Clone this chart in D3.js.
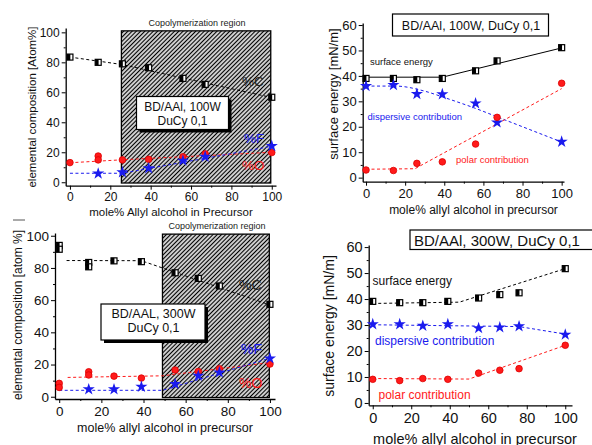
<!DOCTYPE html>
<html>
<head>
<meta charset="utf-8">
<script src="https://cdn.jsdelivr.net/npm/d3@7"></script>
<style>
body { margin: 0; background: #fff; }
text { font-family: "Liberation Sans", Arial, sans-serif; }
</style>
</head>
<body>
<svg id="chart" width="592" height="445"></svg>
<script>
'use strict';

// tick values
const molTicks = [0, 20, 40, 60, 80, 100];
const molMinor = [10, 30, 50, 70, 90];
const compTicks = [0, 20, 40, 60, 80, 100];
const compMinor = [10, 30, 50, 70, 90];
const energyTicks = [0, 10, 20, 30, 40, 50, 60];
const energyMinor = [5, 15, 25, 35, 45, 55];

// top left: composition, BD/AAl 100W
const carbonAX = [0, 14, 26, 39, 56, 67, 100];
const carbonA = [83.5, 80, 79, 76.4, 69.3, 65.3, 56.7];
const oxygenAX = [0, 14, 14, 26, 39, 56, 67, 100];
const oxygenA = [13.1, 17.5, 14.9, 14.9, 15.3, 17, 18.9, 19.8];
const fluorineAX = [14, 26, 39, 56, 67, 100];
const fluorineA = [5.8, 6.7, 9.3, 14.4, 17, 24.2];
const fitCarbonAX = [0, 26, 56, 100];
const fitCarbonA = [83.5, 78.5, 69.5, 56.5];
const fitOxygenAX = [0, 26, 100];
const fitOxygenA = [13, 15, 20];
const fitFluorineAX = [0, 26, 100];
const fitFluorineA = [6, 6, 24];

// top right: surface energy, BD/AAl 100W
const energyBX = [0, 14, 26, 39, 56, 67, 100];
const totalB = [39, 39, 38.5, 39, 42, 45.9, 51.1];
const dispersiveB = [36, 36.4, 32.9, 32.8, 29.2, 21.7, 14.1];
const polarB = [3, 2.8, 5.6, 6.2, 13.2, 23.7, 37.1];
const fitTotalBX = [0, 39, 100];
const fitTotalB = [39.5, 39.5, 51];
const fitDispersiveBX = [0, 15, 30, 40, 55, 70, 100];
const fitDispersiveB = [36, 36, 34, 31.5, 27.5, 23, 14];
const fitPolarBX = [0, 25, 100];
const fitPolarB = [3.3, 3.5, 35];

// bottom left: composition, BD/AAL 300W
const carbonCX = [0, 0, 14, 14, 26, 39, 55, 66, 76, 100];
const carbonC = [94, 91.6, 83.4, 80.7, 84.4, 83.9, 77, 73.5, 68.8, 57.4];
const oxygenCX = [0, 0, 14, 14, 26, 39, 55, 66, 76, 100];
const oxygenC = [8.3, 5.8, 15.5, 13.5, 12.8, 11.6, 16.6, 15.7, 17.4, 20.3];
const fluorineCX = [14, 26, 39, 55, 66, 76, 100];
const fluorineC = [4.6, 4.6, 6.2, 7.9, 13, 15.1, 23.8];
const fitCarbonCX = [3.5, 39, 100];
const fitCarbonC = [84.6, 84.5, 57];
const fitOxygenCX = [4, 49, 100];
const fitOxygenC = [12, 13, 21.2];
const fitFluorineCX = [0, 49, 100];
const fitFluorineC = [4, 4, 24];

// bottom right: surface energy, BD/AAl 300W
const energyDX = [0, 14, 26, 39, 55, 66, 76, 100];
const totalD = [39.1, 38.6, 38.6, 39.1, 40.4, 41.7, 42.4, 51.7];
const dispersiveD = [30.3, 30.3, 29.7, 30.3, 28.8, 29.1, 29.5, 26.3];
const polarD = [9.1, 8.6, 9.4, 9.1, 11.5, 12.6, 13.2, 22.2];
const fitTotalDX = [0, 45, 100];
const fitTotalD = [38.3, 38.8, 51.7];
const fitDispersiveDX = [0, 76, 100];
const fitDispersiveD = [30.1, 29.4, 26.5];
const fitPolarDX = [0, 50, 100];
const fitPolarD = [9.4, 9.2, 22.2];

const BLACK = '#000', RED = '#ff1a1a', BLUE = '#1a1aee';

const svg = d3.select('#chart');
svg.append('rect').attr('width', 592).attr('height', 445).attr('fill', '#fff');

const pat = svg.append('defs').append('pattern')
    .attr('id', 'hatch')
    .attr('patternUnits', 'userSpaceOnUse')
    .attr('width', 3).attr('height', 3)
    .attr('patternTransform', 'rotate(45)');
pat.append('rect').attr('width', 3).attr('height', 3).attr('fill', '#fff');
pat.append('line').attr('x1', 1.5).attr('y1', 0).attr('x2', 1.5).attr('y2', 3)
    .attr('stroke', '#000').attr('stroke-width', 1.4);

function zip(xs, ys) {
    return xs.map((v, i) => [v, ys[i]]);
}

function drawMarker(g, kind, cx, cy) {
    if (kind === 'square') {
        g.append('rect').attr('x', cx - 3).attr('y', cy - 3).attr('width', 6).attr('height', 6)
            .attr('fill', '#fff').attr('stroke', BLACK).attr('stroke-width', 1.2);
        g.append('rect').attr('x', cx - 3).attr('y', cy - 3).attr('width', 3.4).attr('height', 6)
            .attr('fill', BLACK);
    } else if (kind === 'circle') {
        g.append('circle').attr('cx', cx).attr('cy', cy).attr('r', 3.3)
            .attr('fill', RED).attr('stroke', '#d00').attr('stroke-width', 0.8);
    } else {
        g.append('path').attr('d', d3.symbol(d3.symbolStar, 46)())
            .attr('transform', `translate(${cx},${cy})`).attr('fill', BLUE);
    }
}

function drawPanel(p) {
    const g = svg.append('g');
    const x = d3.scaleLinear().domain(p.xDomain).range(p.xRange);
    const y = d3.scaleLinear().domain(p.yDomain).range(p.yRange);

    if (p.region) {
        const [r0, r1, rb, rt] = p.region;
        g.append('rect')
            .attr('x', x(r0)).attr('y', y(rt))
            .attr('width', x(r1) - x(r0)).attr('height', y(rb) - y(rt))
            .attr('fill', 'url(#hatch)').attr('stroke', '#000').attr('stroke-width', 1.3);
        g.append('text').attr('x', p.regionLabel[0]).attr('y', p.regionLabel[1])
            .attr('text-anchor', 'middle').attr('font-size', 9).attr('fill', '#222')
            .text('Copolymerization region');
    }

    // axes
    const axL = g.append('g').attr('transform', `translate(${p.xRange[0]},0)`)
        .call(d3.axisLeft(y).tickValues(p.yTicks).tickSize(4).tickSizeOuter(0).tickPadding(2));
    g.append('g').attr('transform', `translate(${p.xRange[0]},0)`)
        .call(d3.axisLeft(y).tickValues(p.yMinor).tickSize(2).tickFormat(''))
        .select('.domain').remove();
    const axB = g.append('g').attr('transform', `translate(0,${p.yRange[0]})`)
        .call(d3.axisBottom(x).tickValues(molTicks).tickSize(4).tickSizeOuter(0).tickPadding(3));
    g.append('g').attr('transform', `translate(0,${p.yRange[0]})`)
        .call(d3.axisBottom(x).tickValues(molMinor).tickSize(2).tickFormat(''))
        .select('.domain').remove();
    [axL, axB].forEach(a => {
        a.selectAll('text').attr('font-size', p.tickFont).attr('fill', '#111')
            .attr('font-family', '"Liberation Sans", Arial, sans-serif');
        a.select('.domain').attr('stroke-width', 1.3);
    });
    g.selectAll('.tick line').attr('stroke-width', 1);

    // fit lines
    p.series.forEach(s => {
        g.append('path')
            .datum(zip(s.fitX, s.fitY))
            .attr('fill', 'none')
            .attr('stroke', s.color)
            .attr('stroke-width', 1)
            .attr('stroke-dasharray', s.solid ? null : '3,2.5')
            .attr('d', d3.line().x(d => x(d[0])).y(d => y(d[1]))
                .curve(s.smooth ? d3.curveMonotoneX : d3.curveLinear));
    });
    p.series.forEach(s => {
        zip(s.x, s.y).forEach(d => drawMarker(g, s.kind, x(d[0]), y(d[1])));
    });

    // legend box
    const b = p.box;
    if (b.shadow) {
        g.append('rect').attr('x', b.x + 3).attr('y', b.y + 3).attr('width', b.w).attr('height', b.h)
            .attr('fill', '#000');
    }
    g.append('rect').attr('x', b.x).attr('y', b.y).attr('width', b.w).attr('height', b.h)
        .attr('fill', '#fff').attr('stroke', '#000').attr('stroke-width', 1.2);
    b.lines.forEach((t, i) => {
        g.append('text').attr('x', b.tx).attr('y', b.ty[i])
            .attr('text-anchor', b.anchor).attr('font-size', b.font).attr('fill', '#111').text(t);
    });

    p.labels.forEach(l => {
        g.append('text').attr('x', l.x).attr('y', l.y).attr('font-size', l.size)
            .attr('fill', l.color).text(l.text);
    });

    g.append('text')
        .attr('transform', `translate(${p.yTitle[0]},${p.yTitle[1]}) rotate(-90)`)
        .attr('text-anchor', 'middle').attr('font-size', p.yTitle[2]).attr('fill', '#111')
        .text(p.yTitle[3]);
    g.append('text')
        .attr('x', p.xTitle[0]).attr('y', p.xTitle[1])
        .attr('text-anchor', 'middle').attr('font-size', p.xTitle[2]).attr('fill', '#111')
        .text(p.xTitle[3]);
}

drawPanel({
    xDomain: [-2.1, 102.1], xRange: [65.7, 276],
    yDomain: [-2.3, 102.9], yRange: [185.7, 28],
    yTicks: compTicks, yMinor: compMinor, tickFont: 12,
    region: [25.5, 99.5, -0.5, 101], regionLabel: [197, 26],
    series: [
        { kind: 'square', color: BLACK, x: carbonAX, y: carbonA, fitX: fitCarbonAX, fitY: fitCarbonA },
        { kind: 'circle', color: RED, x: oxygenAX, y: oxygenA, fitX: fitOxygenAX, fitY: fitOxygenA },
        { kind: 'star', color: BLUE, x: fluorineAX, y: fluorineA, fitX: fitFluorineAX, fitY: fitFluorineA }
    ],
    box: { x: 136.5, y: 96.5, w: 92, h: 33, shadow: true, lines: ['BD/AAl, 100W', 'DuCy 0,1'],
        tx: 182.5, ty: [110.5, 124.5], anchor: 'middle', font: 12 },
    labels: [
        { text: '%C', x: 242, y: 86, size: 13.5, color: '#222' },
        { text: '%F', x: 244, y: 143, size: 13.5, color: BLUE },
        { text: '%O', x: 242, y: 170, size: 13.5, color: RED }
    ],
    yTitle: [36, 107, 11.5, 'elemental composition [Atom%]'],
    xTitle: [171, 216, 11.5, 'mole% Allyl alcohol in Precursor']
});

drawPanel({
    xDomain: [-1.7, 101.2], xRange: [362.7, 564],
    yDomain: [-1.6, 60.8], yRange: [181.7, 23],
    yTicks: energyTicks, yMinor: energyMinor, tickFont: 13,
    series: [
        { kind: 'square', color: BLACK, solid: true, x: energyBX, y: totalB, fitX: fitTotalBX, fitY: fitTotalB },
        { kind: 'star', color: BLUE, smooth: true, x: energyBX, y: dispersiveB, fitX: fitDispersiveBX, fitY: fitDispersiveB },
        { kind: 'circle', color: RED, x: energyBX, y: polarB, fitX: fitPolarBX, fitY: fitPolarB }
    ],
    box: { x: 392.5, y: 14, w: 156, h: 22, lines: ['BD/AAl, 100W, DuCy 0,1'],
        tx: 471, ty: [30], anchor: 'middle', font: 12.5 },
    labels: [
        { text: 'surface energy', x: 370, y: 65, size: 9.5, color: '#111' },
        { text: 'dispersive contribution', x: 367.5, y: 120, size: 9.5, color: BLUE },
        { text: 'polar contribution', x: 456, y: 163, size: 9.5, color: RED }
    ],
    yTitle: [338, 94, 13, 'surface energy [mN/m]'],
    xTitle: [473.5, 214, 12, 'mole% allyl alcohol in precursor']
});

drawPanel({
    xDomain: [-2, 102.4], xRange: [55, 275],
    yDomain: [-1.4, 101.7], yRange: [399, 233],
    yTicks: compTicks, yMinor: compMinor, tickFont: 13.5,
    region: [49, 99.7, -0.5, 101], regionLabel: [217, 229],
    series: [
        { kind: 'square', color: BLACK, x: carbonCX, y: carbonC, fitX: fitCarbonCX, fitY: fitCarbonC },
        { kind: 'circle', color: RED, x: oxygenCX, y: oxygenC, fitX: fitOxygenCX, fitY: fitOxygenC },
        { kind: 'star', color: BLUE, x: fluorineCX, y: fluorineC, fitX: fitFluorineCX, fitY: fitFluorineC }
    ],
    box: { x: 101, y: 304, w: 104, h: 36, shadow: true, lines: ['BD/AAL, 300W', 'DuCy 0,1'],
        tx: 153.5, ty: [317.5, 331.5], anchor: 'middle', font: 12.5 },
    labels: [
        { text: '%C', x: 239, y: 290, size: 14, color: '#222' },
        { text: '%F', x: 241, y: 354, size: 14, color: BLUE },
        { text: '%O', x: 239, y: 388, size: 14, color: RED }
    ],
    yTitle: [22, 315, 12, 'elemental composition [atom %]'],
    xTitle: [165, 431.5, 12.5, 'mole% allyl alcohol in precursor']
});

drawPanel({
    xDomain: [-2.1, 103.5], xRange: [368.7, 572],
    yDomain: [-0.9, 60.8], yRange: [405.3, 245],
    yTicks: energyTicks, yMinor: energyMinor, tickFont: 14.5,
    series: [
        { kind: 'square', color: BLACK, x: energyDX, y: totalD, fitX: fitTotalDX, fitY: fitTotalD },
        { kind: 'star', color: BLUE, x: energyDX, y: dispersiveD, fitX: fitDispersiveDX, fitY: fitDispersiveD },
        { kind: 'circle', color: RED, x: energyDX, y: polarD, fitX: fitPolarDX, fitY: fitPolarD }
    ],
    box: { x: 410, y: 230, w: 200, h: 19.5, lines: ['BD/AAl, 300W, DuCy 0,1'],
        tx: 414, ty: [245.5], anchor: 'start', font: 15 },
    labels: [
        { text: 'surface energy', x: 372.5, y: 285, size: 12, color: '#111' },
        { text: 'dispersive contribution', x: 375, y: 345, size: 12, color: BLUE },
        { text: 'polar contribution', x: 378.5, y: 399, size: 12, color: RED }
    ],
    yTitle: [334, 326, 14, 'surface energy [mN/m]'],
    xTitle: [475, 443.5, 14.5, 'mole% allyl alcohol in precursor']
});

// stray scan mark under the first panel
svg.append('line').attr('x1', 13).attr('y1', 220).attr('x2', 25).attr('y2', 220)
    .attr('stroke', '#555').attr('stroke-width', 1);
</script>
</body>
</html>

= = = = =

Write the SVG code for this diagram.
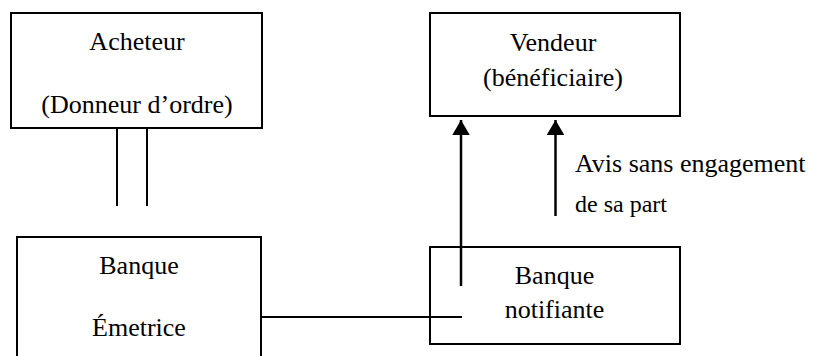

= = = = =

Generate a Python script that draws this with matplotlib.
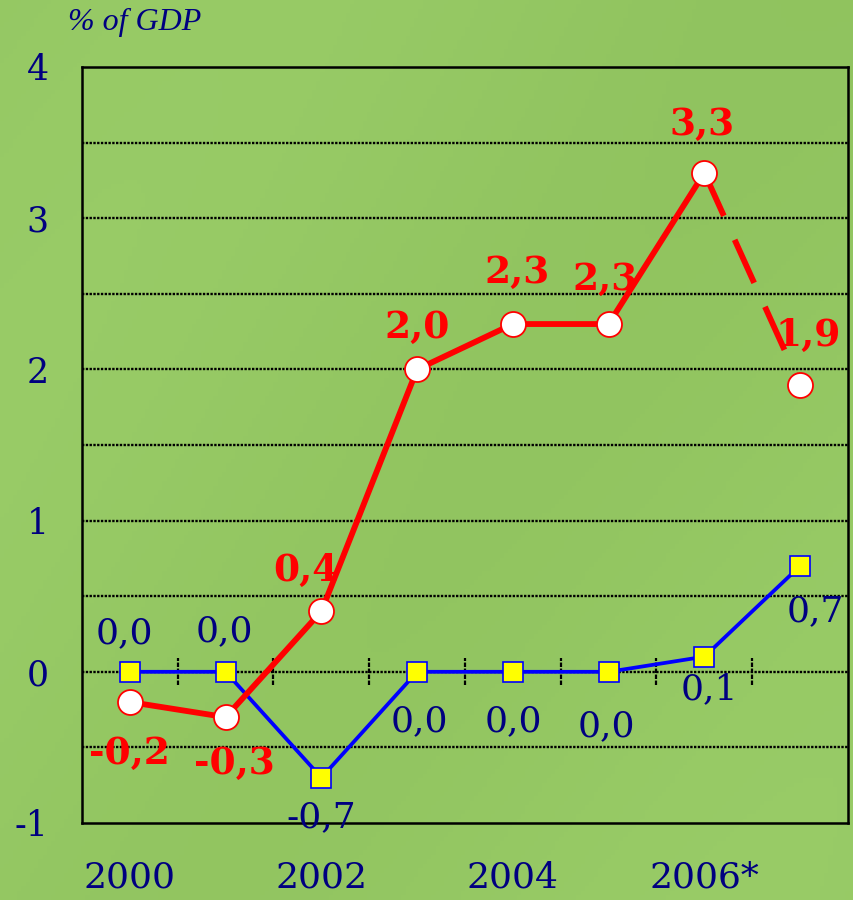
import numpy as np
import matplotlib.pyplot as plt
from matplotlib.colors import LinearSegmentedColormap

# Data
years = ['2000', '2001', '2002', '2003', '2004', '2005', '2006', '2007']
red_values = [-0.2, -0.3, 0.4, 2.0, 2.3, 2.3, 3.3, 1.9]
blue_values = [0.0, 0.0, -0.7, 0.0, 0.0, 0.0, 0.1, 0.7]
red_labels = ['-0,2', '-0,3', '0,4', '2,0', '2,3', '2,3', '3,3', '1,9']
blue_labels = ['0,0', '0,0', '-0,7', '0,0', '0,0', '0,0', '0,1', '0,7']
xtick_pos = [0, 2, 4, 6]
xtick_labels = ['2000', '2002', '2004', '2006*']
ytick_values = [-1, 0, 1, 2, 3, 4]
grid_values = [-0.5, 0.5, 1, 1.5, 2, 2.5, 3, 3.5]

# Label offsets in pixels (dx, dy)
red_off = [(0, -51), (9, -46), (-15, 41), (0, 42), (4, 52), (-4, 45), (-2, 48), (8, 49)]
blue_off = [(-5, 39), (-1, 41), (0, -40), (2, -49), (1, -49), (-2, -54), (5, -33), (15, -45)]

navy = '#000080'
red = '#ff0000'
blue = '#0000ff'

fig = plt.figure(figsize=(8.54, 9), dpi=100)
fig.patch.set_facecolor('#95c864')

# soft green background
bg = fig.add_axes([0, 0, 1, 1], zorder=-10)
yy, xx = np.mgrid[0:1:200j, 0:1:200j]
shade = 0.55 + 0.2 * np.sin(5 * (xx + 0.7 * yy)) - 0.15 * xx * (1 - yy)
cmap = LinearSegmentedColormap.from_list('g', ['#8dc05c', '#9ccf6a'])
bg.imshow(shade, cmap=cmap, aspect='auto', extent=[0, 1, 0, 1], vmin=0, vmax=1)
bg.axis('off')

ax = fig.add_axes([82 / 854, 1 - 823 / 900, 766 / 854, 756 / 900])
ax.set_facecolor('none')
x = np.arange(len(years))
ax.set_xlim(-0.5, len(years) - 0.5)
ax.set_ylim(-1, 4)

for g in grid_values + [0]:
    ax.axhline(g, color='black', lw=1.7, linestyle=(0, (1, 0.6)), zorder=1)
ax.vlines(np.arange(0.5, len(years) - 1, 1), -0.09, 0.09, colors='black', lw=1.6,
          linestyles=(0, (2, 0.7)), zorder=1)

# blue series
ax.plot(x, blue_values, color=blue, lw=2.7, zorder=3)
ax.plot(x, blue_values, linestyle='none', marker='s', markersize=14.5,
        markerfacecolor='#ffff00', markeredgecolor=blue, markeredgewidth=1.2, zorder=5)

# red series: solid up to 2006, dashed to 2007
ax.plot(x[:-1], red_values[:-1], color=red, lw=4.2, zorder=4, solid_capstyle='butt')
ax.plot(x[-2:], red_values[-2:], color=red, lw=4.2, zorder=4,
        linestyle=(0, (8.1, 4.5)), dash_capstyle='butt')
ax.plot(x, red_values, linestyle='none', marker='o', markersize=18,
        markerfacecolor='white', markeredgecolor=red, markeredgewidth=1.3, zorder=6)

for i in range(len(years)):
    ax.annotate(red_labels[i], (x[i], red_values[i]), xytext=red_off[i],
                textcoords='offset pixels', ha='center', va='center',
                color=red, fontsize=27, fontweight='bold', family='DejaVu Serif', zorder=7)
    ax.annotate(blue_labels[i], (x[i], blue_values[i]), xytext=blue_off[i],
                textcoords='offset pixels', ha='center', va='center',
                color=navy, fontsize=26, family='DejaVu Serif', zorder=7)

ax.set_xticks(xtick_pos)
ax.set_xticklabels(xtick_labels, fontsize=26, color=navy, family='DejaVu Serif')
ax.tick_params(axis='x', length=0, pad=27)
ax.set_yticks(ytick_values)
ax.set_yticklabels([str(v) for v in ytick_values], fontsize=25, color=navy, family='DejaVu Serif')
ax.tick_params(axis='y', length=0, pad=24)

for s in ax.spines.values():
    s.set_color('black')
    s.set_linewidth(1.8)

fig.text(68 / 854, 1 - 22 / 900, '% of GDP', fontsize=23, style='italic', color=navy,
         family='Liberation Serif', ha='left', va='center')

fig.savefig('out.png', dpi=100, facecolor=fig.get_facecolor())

= = = = =

### Written exercise
In the listing above, find the line with "Generate a Python" and the line with "fig.patch.set_facecolor('#95c864')". Copy exactly those two and every line between, without the pictures.

### Problem solution
Generate a Python script that draws this with matplotlib.
import numpy as np
import matplotlib.pyplot as plt
from matplotlib.colors import LinearSegmentedColormap

# Data
years = ['2000', '2001', '2002', '2003', '2004', '2005', '2006', '2007']
red_values = [-0.2, -0.3, 0.4, 2.0, 2.3, 2.3, 3.3, 1.9]
blue_values = [0.0, 0.0, -0.7, 0.0, 0.0, 0.0, 0.1, 0.7]
red_labels = ['-0,2', '-0,3', '0,4', '2,0', '2,3', '2,3', '3,3', '1,9']
blue_labels = ['0,0', '0,0', '-0,7', '0,0', '0,0', '0,0', '0,1', '0,7']
xtick_pos = [0, 2, 4, 6]
xtick_labels = ['2000', '2002', '2004', '2006*']
ytick_values = [-1, 0, 1, 2, 3, 4]
grid_values = [-0.5, 0.5, 1, 1.5, 2, 2.5, 3, 3.5]

# Label offsets in pixels (dx, dy)
red_off = [(0, -51), (9, -46), (-15, 41), (0, 42), (4, 52), (-4, 45), (-2, 48), (8, 49)]
blue_off = [(-5, 39), (-1, 41), (0, -40), (2, -49), (1, -49), (-2, -54), (5, -33), (15, -45)]

navy = '#000080'
red = '#ff0000'
blue = '#0000ff'

fig = plt.figure(figsize=(8.54, 9), dpi=100)
fig.patch.set_facecolor('#95c864')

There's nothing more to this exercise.